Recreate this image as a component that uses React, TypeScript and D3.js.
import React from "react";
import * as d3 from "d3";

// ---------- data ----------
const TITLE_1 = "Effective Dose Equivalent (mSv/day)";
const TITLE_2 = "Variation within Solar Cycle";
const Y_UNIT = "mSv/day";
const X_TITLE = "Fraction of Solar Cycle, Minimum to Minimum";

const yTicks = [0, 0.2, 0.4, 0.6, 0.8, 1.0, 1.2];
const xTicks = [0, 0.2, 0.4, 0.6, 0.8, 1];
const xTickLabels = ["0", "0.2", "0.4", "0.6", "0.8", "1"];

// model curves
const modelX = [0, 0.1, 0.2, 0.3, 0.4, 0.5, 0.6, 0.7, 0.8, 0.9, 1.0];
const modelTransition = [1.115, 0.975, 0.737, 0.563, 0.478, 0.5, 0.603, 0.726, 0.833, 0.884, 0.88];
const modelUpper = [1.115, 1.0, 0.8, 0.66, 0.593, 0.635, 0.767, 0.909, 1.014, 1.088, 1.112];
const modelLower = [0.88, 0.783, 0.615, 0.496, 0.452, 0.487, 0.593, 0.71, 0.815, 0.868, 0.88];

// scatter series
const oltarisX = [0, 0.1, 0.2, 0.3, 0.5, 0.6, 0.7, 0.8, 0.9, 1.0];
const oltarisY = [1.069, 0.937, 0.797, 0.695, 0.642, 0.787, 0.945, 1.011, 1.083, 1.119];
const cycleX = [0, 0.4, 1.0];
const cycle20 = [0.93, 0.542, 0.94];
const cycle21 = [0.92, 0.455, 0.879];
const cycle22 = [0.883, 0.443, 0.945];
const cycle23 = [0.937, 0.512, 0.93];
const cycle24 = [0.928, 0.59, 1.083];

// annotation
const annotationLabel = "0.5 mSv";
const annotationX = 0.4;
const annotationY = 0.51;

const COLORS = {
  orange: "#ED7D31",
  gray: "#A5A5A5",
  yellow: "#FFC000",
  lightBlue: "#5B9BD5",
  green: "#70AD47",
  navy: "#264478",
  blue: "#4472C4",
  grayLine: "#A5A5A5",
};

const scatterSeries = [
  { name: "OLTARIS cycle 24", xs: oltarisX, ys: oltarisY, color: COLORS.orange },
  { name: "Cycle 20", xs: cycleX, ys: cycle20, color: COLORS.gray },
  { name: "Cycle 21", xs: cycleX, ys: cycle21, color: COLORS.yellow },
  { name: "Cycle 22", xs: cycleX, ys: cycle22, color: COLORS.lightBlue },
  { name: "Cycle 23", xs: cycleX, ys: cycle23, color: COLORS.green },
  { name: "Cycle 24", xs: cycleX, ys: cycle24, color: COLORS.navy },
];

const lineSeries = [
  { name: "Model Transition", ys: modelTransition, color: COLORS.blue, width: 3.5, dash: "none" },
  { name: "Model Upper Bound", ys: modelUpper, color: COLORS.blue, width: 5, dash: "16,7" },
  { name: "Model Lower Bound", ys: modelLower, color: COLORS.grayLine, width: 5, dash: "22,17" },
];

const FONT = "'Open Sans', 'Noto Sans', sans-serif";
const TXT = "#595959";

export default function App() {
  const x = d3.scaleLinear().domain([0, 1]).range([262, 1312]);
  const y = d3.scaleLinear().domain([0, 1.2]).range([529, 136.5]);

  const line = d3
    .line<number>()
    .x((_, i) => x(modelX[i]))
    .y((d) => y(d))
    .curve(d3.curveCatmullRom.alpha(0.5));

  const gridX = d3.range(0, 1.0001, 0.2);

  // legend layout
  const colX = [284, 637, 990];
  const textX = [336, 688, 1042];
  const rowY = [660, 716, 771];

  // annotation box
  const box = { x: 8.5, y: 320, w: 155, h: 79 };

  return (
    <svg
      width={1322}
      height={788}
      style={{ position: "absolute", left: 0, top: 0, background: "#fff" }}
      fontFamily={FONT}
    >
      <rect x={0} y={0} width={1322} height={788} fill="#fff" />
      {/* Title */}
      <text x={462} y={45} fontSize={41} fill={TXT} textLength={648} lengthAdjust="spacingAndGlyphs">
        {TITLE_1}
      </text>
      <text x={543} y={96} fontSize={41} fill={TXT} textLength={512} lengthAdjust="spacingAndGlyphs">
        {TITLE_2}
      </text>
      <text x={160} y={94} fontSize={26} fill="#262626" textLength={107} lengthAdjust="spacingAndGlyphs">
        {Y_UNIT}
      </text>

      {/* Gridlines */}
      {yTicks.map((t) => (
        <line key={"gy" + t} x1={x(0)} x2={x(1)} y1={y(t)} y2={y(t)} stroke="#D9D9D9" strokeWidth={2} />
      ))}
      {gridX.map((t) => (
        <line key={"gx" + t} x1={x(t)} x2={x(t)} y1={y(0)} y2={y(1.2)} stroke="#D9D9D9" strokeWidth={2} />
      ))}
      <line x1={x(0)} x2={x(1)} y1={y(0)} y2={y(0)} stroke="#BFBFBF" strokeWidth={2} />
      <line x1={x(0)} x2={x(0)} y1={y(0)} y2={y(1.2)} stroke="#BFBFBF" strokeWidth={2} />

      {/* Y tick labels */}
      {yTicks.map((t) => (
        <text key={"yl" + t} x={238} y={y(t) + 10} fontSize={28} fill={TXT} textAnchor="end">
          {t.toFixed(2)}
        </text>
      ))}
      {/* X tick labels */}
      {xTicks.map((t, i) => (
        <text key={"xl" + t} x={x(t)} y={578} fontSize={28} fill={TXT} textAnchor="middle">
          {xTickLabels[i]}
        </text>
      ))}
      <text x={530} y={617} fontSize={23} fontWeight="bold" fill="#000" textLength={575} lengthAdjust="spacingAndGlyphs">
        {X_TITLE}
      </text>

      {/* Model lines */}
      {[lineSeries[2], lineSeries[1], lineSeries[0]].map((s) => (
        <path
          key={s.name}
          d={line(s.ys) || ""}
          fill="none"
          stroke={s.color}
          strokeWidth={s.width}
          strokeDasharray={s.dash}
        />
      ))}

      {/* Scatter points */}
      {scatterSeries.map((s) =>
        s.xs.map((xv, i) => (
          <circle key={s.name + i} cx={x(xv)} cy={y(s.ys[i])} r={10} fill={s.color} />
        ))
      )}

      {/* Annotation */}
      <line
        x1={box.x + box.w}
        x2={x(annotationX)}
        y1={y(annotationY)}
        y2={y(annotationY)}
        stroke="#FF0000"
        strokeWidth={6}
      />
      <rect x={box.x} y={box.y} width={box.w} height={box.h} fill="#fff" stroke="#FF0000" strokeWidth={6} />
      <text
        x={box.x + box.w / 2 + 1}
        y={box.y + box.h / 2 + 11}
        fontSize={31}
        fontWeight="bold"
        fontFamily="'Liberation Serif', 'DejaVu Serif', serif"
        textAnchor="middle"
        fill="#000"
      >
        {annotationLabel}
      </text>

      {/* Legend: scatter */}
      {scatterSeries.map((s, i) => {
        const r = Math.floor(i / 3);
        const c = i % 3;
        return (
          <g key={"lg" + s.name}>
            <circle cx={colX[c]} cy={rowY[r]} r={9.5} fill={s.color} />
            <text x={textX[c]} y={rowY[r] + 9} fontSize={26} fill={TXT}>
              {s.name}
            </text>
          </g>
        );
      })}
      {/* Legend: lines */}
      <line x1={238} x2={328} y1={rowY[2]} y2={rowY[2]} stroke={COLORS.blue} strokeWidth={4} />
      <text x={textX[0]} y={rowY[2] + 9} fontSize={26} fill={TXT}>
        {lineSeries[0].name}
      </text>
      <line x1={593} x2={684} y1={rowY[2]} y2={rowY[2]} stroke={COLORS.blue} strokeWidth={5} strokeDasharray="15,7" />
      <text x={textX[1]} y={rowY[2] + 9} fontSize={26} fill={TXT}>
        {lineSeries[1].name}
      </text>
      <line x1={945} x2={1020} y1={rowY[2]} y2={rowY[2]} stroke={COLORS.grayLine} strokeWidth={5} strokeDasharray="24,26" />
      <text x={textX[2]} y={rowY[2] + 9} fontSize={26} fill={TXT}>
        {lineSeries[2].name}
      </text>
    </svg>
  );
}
________________________
### [DO THIS]
Quote exactly the stretch of lines above that starts at the first one and ends at the line with "0.815, 0.868, 0.88];", and nothing beyond it.

### [ANSWER IN FULL]
Recreate this image as a component that uses React, TypeScript and D3.js.
import React from "react";
import * as d3 from "d3";

// ---------- data ----------
const TITLE_1 = "Effective Dose Equivalent (mSv/day)";
const TITLE_2 = "Variation within Solar Cycle";
const Y_UNIT = "mSv/day";
const X_TITLE = "Fraction of Solar Cycle, Minimum to Minimum";

const yTicks = [0, 0.2, 0.4, 0.6, 0.8, 1.0, 1.2];
const xTicks = [0, 0.2, 0.4, 0.6, 0.8, 1];
const xTickLabels = ["0", "0.2", "0.4", "0.6", "0.8", "1"];

// model curves
const modelX = [0, 0.1, 0.2, 0.3, 0.4, 0.5, 0.6, 0.7, 0.8, 0.9, 1.0];
const modelTransition = [1.115, 0.975, 0.737, 0.563, 0.478, 0.5, 0.603, 0.726, 0.833, 0.884, 0.88];
const modelUpper = [1.115, 1.0, 0.8, 0.66, 0.593, 0.635, 0.767, 0.909, 1.014, 1.088, 1.112];
const modelLower = [0.88, 0.783, 0.615, 0.496, 0.452, 0.487, 0.593, 0.71, 0.815, 0.868, 0.88];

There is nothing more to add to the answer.